Address
- 43 Cedar Street Alloway Township, Salem County, New Jersey, 08001 United States
- Coordinates: 39°33′30″N 75°21′51″W﻿ / ﻿39.5584°N 75.3641°W

District information
- Grades: PreK-8
- Superintendent: Amy Morley
- Business administrator: Kimberly Fleetwood
- Schools: 1

Students and staff
- Enrollment: 294 (as of 2023–24)
- Faculty: 30.5 FTEs
- Student–teacher ratio: 9.6:1

Other information
- District Factor Group: DE
- Website: allowayschool.org
| Ind. | Per pupil | District spending | Rank (*) | K-8 average | %± vs. average |
| 1A | Total Spending | $14,969 | 3 | $18,891 | −20.8% |
| 1 | Budgetary Cost | 12,421 | 11 | 14,159 | −12.3% |
| 2 | Classroom Instruction | 7,949 | 17 | 8,659 | −8.2% |
| 6 | Support Services | 1,568 | 13 | 2,167 | −27.6% |
| 8 | Administrative Cost | 1,557 | 29 | 1,547 | 0.6% |
| 10 | Operations & Maintenance | 1,220 | 9 | 1,612 | −24.3% |
| 13 | Extracurricular Activities | 113 | 27 | 104 | 8.7% |
| 16 | Median Teacher Salary | 63,465 | 60 | 61,136 |
Data from NJDoE 2014 Taxpayers' Guide to Education Spending. *Of K-8 districts with up to 400 students. Lowest spending=1; Highest=71

= Alloway Township School District =

School district in Salem County, New Jersey, US

The Alloway Township School District is a public school district that serves students in pre-kindergarten through eighth grade from Alloway Township in Salem County, in the U.S. state of New Jersey.

As of the 2023–24 school year, the district, comprised of one school, had an enrollment of 294 students and 30.5 classroom teachers (on an FTE basis), for a student–teacher ratio of 9.6:1.

The district had been classified by the New Jersey Department of Education as being in District Factor Group "DE", the fifth-highest of eight groupings. District Factor Groups organize districts statewide to allow comparison by common socioeconomic characteristics of the local districts. From lowest socioeconomic status to highest, the categories are A, B, CD, DE, FG, GH, I and J.

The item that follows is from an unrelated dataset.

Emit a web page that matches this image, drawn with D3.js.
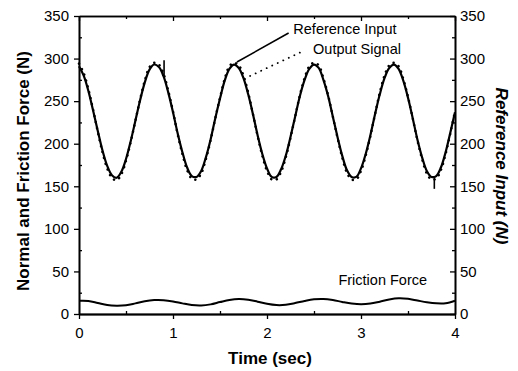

Students in public school for grades nine through twelve attend Woodstown High School in Woodstown, which serves students from Pilesgrove Township and Woodstown, along with students from Alloway Township, Oldmans Township and Upper Pittsgrove Township who attend the high school as part of sending/receiving relationships with the Woodstown-Pilesgrove Regional School District. As of the 2023–24 school year, the high school had an enrollment of 537 students and 52.0 classroom teachers (on an FTE basis), for a student–teacher ratio of 10.3:1.

==School==
Alloway Township School served 289 students in grades PreK–8 in the 2023–24 school year.

==Administration==
Core members of the district's administration are:
- Amy Morley, superintendent
- Kimberly Fleetwood, business administrator and board secretary. Allen performs the same role with the Elsinboro Township School District and the Lower Alloways Creek Township School District as part of a shared services agreement.

==Board of education==
The district's board of education, comprised of nine members, sets policy and oversees the fiscal and educational operation of the district through its administration. As a Type II school district, the board's trustees are elected directly by voters to serve three-year terms of office on a staggered basis, with three seats up for election each year held (since 2012) as part of the November general election. The board appoints a superintendent to oversee the district's day-to-day operations and a business administrator to supervise the business functions of the district.